I explored ResourceFiles and ApplicationPackages, however as per my understanding they do not suite my requirement because of the following
As per docker volume capabilities, I can run my tasks with the same volume ID and the data downloaded will persist in the VM. Since Azure batch does not directly expose the "docker run" command for running the container, is there any other way to specify using volumes for the batch tasks using the python SDK?
Can we use the "container_run_options" of TaskContainerSettings to mention docker volumes?
Edit
I tried specifying volume in TaskContainerSettings, but while trying to write to the mounted path, I am getting permission denied error
PermissionError: [Errno 13] Permission denied: '/opt/docker/Gy9EKVB728YcVZgn7e2AVuuQ/00000001.jpg'
Found a way to use docker volumes.
First: Use the "container_run_options" of TaskContainerSettings to mention docker volumes.
task_container_settings = batch.models.TaskContainerSettings(
image_name=image_name,
container_run_options=f"-v {<volume_id>}:{<path>}"
)
This will mount a volume in /mnt/docker/volumes with the name <volume_id> and be accessible in the container in the mentioned .
Second: Run task in pool scope and elevated admin privileges. Without this, you will get permission error while trying to write to the mount volume path in the container.

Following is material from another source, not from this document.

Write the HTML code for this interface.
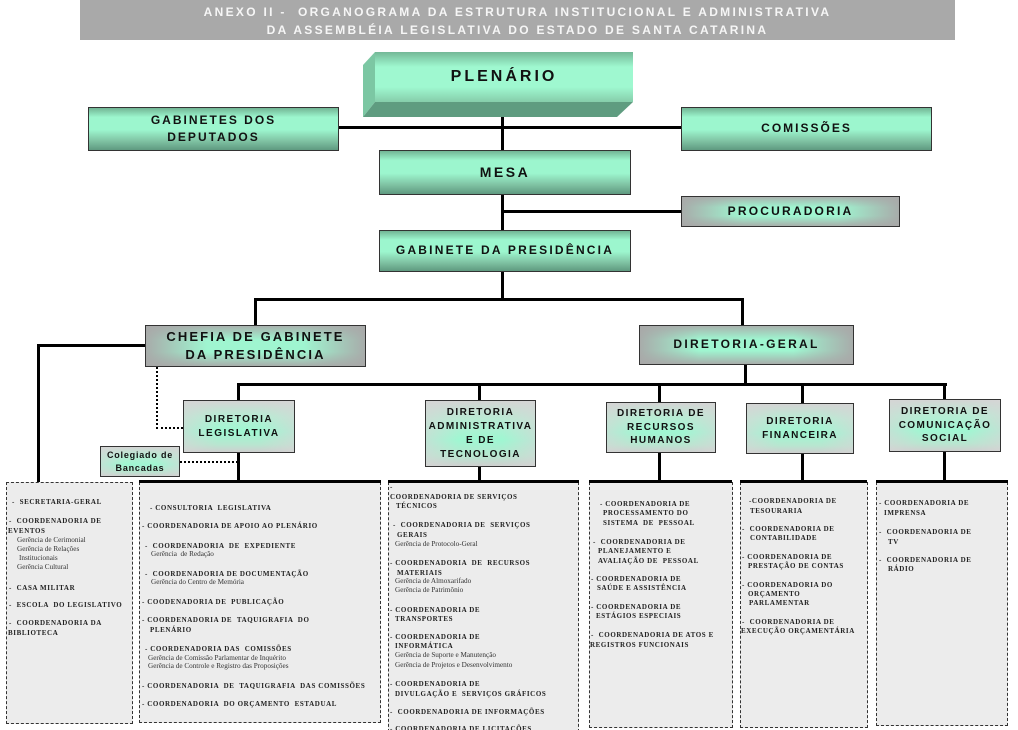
<!DOCTYPE html>
<html><head><meta charset="utf-8">
<style>
*{margin:0;padding:0;box-sizing:border-box}
html,body{width:1018px;height:730px;overflow:hidden}
body{background:#fff;position:relative;font-family:"Liberation Sans",Arial,sans-serif}
.a{position:absolute}
.hdr{left:80px;top:0;width:875px;height:40px;background:#a9a9a9;color:#f6f6f6;font-weight:bold;font-size:12px;letter-spacing:2.3px;text-align:center;line-height:18px;padding-top:3px}
.ln{position:absolute;background:#000}
.box{position:absolute;border:1px solid #333;display:flex;align-items:center;justify-content:center;text-align:center;font-weight:bold;color:#111;line-height:1.45}
.gtop{background:linear-gradient(180deg,#72b595 0%,#9cf6ce 22%,#9cf6ce 52%,#80c4a4 78%,#5f9a80 100%)}
.ggray{background:linear-gradient(90deg,rgba(168,168,168,.95) 0%,rgba(168,168,168,0) 28%,rgba(168,168,168,0) 72%,rgba(168,168,168,.95) 100%),linear-gradient(180deg,#a9b2ae 0%,#9ff5d0 35%,#9ff5d0 65%,#a8aeab 100%)}
.gdir{background:linear-gradient(90deg,rgba(214,214,214,.6) 0%,rgba(214,214,214,0) 30%,rgba(214,214,214,0) 70%,rgba(214,214,214,.6) 100%),linear-gradient(180deg,#d4d4d4 0%,#b8ecd4 30%,#9ff7d2 60%,#b8e6d0 85%,#cfcfcf 100%)}
.pnl{position:absolute;background:#ececec;border:1px dashed #333}
.t{position:absolute;font-family:"Liberation Serif","Times New Roman",serif;font-weight:bold;font-size:7px;letter-spacing:0.6px;color:#222;white-space:nowrap;line-height:8px}
.g{position:absolute;font-family:"Liberation Serif","Times New Roman",serif;font-size:7.2px;color:#333;white-space:nowrap;line-height:8px}
.dot{position:absolute;border-color:#000;border-style:dotted}
</style></head><body>

<div class="a hdr">ANEXO II -&nbsp; ORGANOGRAMA DA ESTRUTURA INSTITUCIONAL E ADMINISTRATIVA<br>DA ASSEMBLÉIA LEGISLATIVA DO ESTADO DE SANTA CATARINA</div>

<!-- PLENARIO 3D -->
<svg class="a" style="left:0;top:0" width="1018" height="730">
  <defs>
    <linearGradient id="pf" x1="0" y1="0" x2="0" y2="1">
      <stop offset="0" stop-color="#74b897"/>
      <stop offset="0.3" stop-color="#9ff8d0"/>
      <stop offset="0.7" stop-color="#9ff8d0"/>
      <stop offset="1" stop-color="#86cdaa"/>
    </linearGradient>
  </defs>
  <polygon points="375,52 363,65 363,117 375,102" fill="#7cc7a3"/>
  <polygon points="363,117 617,117 633,102 375,102" fill="#5f9c80"/>
  <rect x="375" y="52" width="258" height="50" fill="url(#pf)"/>
</svg>
<div class="a" style="left:375px;top:68px;width:258px;text-align:center;font-weight:bold;font-size:16px;letter-spacing:3px;color:#111">PLENÁRIO</div>

<!-- connectors top -->
<div class="ln" style="left:501px;top:117px;width:3px;height:33px"></div>
<div class="ln" style="left:338px;top:126px;width:343px;height:3px"></div>
<div class="ln" style="left:501px;top:194px;width:3px;height:36px"></div>
<div class="ln" style="left:502px;top:210px;width:179px;height:3px"></div>
<div class="ln" style="left:501px;top:272px;width:3px;height:29px"></div>
<div class="ln" style="left:254px;top:298px;width:490px;height:3px"></div>
<div class="ln" style="left:254px;top:298px;width:3px;height:27px"></div>
<div class="ln" style="left:741px;top:298px;width:3px;height:27px"></div>
<div class="ln" style="left:744px;top:364px;width:3px;height:22px"></div>
<div class="ln" style="left:237px;top:383px;width:710px;height:3px"></div>
<div class="ln" style="left:237px;top:383px;width:3px;height:17px"></div>
<div class="ln" style="left:478px;top:383px;width:3px;height:17px"></div>
<div class="ln" style="left:658px;top:383px;width:3px;height:19px"></div>
<div class="ln" style="left:801px;top:383px;width:3px;height:20px"></div>
<div class="ln" style="left:943px;top:383px;width:3px;height:16px"></div>
<div class="ln" style="left:237px;top:452px;width:3px;height:31px"></div>
<div class="ln" style="left:478px;top:467px;width:3px;height:16px"></div>
<div class="ln" style="left:658px;top:453px;width:3px;height:30px"></div>
<div class="ln" style="left:801px;top:454px;width:3px;height:29px"></div>
<div class="ln" style="left:943px;top:452px;width:3px;height:31px"></div>
<!-- chefia to secretaria -->
<div class="ln" style="left:37px;top:344px;width:108px;height:3px"></div>
<div class="ln" style="left:37px;top:344px;width:3px;height:139px"></div>
<!-- dotted -->
<div class="dot" style="left:156px;top:367px;width:0;height:62px;border-width:0 0 0 2px"></div>
<div class="dot" style="left:156px;top:427px;width:27px;height:0;border-width:2px 0 0 0"></div>
<div class="dot" style="left:180px;top:461px;width:58px;height:0;border-width:2px 0 0 0"></div>

<!-- top boxes -->
<div class="box gtop" style="left:88px;top:107px;width:251px;height:44px;font-size:12px;letter-spacing:2px">GABINETES DOS<br>DEPUTADOS</div>
<div class="box gtop" style="left:681px;top:107px;width:251px;height:44px;font-size:12px;letter-spacing:2px">COMISSÕES</div>
<div class="box gtop" style="left:379px;top:150px;width:252px;height:45px;font-size:14px;letter-spacing:2.5px">MESA</div>
<div class="box ggray" style="left:681px;top:196px;width:219px;height:31px;font-size:12px;letter-spacing:2.2px">PROCURADORIA</div>
<div class="box gtop" style="left:379px;top:230px;width:252px;height:42px;font-size:12px;letter-spacing:2.2px">GABINETE DA PRESIDÊNCIA</div>

<div class="box ggray" style="left:145px;top:325px;width:221px;height:42px;font-size:13px;letter-spacing:2.1px;line-height:1.4">CHEFIA DE GABINETE<br>DA PRESIDÊNCIA</div>
<div class="box ggray" style="left:639px;top:325px;width:215px;height:40px;font-size:12px;letter-spacing:2.3px">DIRETORIA-GERAL</div>

<div class="box gdir" style="left:183px;top:400px;width:112px;height:53px;font-size:10px;letter-spacing:1.5px;line-height:1.35">DIRETORIA<br>LEGISLATIVA</div>
<div class="box gdir" style="left:425px;top:400px;width:111px;height:67px;font-size:10px;letter-spacing:1.4px;line-height:1.4">DIRETORIA<br>ADMINISTRATIVA<br>E DE<br>TECNOLOGIA</div>
<div class="box gdir" style="left:606px;top:402px;width:110px;height:51px;font-size:10px;letter-spacing:1.4px;line-height:1.35">DIRETORIA DE<br>RECURSOS<br>HUMANOS</div>
<div class="box gdir" style="left:746px;top:403px;width:108px;height:51px;font-size:10px;letter-spacing:1.4px;line-height:1.35">DIRETORIA<br>FINANCEIRA</div>
<div class="box gdir" style="left:889px;top:399px;width:112px;height:53px;font-size:10px;letter-spacing:1.4px;line-height:1.35">DIRETORIA DE<br>COMUNICAÇÃO<br>SOCIAL</div>
<div class="box gdir" style="left:100px;top:446px;width:80px;height:31px;font-size:9px;letter-spacing:0.8px;line-height:1.35">Colegiado de<br>Bancadas</div>

<!-- panels -->
<div class="pnl" style="left:6px;top:482px;width:127px;height:242px"></div>
<div class="pnl" style="left:139px;top:482px;width:242px;height:241px"></div>
<div class="pnl" style="left:388px;top:482px;width:191px;height:255px"></div>
<div class="pnl" style="left:589px;top:482px;width:144px;height:246px"></div>
<div class="pnl" style="left:740px;top:482px;width:128px;height:246px"></div>
<div class="pnl" style="left:876px;top:482px;width:132px;height:244px"></div>
<div class="ln" style="left:139px;top:480px;width:242px;height:3px"></div>
<div class="ln" style="left:388px;top:480px;width:191px;height:3px"></div>
<div class="ln" style="left:589px;top:480px;width:143px;height:3px"></div>
<div class="ln" style="left:740px;top:480px;width:127px;height:3px"></div>
<div class="ln" style="left:876px;top:480px;width:132px;height:3px"></div>

<!-- panel 1 -->
<div class="t" style="left:12px;top:498px">- &nbsp;SECRETARIA-GERAL</div>
<div class="t" style="left:9px;top:517px">- &nbsp;COORDENADORIA DE</div>
<div class="t" style="left:8px;top:527px">EVENTOS</div>
<div class="g" style="left:17px;top:536px">Gerência de Cerimonial</div>
<div class="g" style="left:17px;top:545px">Gerência de Relações</div>
<div class="g" style="left:19px;top:554px">Institucionais</div>
<div class="g" style="left:17px;top:563px">Gerência Cultural</div>
<div class="t" style="left:9px;top:584px">- &nbsp;CASA MILITAR</div>
<div class="t" style="left:9px;top:601px">- &nbsp;ESCOLA &nbsp;DO LEGISLATIVO</div>
<div class="t" style="left:9px;top:619px">- &nbsp;COORDENADORIA DA</div>
<div class="t" style="left:8px;top:629px">BIBLIOTECA</div>

<!-- panel 2 -->
<div class="t" style="left:150px;top:504px">- CONSULTORIA &nbsp;LEGISLATIVA</div>
<div class="t" style="left:142px;top:522px">- COORDENADORIA DE APOIO AO PLENÁRIO</div>
<div class="t" style="left:145px;top:542px">- &nbsp;COORDENADORIA &nbsp;DE &nbsp;EXPEDIENTE</div>
<div class="g" style="left:151px;top:550px">Gerência &nbsp;de Redação</div>
<div class="t" style="left:145px;top:570px">- &nbsp;COORDENADORIA DE DOCUMENTAÇÃO</div>
<div class="g" style="left:151px;top:578px">Gerência do Centro de Memória</div>
<div class="t" style="left:142px;top:598px">- COODENADORIA DE &nbsp;PUBLICAÇÃO</div>
<div class="t" style="left:142px;top:616px">- COORDENADORIA DE &nbsp;TAQUIGRAFIA &nbsp;DO</div>
<div class="t" style="left:150px;top:626px">PLENÁRIO</div>
<div class="t" style="left:145px;top:645px">- COORDENADORIA DAS &nbsp;COMISSÕES</div>
<div class="g" style="left:148px;top:654px">Gerência de Comissão Parlamentar de Inquérito</div>
<div class="g" style="left:148px;top:662px">Gerência de Controle e Registro das Proposições</div>
<div class="t" style="left:142px;top:682px">- COORDENADORIA &nbsp;DE &nbsp;TAQUIGRAFIA &nbsp;DAS COMISSÕES</div>
<div class="t" style="left:142px;top:700px">- COORDENADORIA &nbsp;DO ORÇAMENTO &nbsp;ESTADUAL</div>

<!-- panel 3 -->
<div class="t" style="left:390px;top:483px">-</div>
<div class="t" style="left:390px;top:493px">COORDENADORIA DE SERVIÇOS</div>
<div class="t" style="left:396px;top:502px">TÉCNICOS</div>
<div class="t" style="left:393px;top:521px">- &nbsp;COORDENADORIA DE &nbsp;SERVIÇOS</div>
<div class="t" style="left:397px;top:531px">GERAIS</div>
<div class="g" style="left:395px;top:540px">Gerência de Protocolo-Geral</div>
<div class="t" style="left:390px;top:559px">- COORDENADORIA &nbsp;DE &nbsp;RECURSOS</div>
<div class="t" style="left:397px;top:569px">MATERIAIS</div>
<div class="g" style="left:395px;top:577px">Gerência de Almoxarifado</div>
<div class="g" style="left:395px;top:586px">Gerência de Patrimônio</div>
<div class="t" style="left:390px;top:606px">- COORDENADORIA DE</div>
<div class="t" style="left:395px;top:615px">TRANSPORTES</div>
<div class="t" style="left:390px;top:633px">- COORDENADORIA DE</div>
<div class="t" style="left:395px;top:642px">INFORMÁTICA</div>
<div class="g" style="left:395px;top:651px">Gerência de Suporte e Manutenção</div>
<div class="g" style="left:395px;top:661px">Gerência de Projetos e Desenvolvimento</div>
<div class="t" style="left:390px;top:680px">- COORDENADORIA DE</div>
<div class="t" style="left:395px;top:690px">DIVULGAÇÃO E &nbsp;SERVIÇOS GRÁFICOS</div>
<div class="t" style="left:390px;top:708px">- &nbsp;COORDENADORIA DE INFORMAÇÕES</div>
<div class="t" style="left:390px;top:725px">- COORDENADORIA DE LICITAÇÕES</div>

<!-- panel 4 -->
<div class="t" style="left:600px;top:500px">- COORDENADORIA DE</div>
<div class="t" style="left:603px;top:509px">PROCESSAMENTO DO</div>
<div class="t" style="left:603px;top:519px">SISTEMA &nbsp;DE &nbsp;PESSOAL</div>
<div class="t" style="left:593px;top:538px">- &nbsp;COORDENADORIA DE</div>
<div class="t" style="left:598px;top:547px">PLANEJAMENTO E</div>
<div class="t" style="left:598px;top:557px">AVALIAÇÃO DE &nbsp;PESSOAL</div>
<div class="t" style="left:591px;top:575px">- COORDENADORIA DE</div>
<div class="t" style="left:597px;top:584px">SAÚDE E ASSISTÊNCIA</div>
<div class="t" style="left:591px;top:603px">- COORDENADORIA DE</div>
<div class="t" style="left:596px;top:612px">ESTÁGIOS ESPECIAIS</div>
<div class="t" style="left:591px;top:631px">- &nbsp;COORDENADORIA DE ATOS E</div>
<div class="t" style="left:590px;top:641px">REGISTROS FUNCIONAIS</div>

<!-- panel 5 -->
<div class="t" style="left:749px;top:497px">-COORDENADORIA DE</div>
<div class="t" style="left:750px;top:507px">TESOURARIA</div>
<div class="t" style="left:742px;top:525px">- &nbsp;COORDENADORIA DE</div>
<div class="t" style="left:750px;top:534px">CONTABILIDADE</div>
<div class="t" style="left:742px;top:553px">- COORDENADORIA DE</div>
<div class="t" style="left:748px;top:562px">PRESTAÇÃO DE CONTAS</div>
<div class="t" style="left:742px;top:581px">- COORDENADORIA DO</div>
<div class="t" style="left:748px;top:590px">ORÇAMENTO</div>
<div class="t" style="left:749px;top:599px">PARLAMENTAR</div>
<div class="t" style="left:742px;top:618px">- &nbsp;COORDENADORIA DE</div>
<div class="t" style="left:741px;top:627px">EXECUÇÃO ORÇAMENTÁRIA</div>

<!-- panel 6 -->
<div class="t" style="left:879px;top:499px">- COORDENADORIA DE</div>
<div class="t" style="left:884px;top:509px">IMPRENSA</div>
<div class="t" style="left:879px;top:528px">- &nbsp;COORDENADORIA DE</div>
<div class="t" style="left:888px;top:538px">TV</div>
<div class="t" style="left:879px;top:556px">- &nbsp;COORDENADORIA DE</div>
<div class="t" style="left:888px;top:565px">RÁDIO</div>

</body></html>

task = batch.models.TaskAddParameter(
id=task_id,
command_line=command,
container_settings=task_container_settings,
user_identity=batchmodels.UserIdentity(
auto_user=batchmodels.AutoUserSpecification(
scope=batchmodels.AutoUserScope.pool,
elevation_level=batchmodels.ElevationLevel.admin)
)
)
This will run the task in root privileges so that the container spun by the task has access to the mounted volume.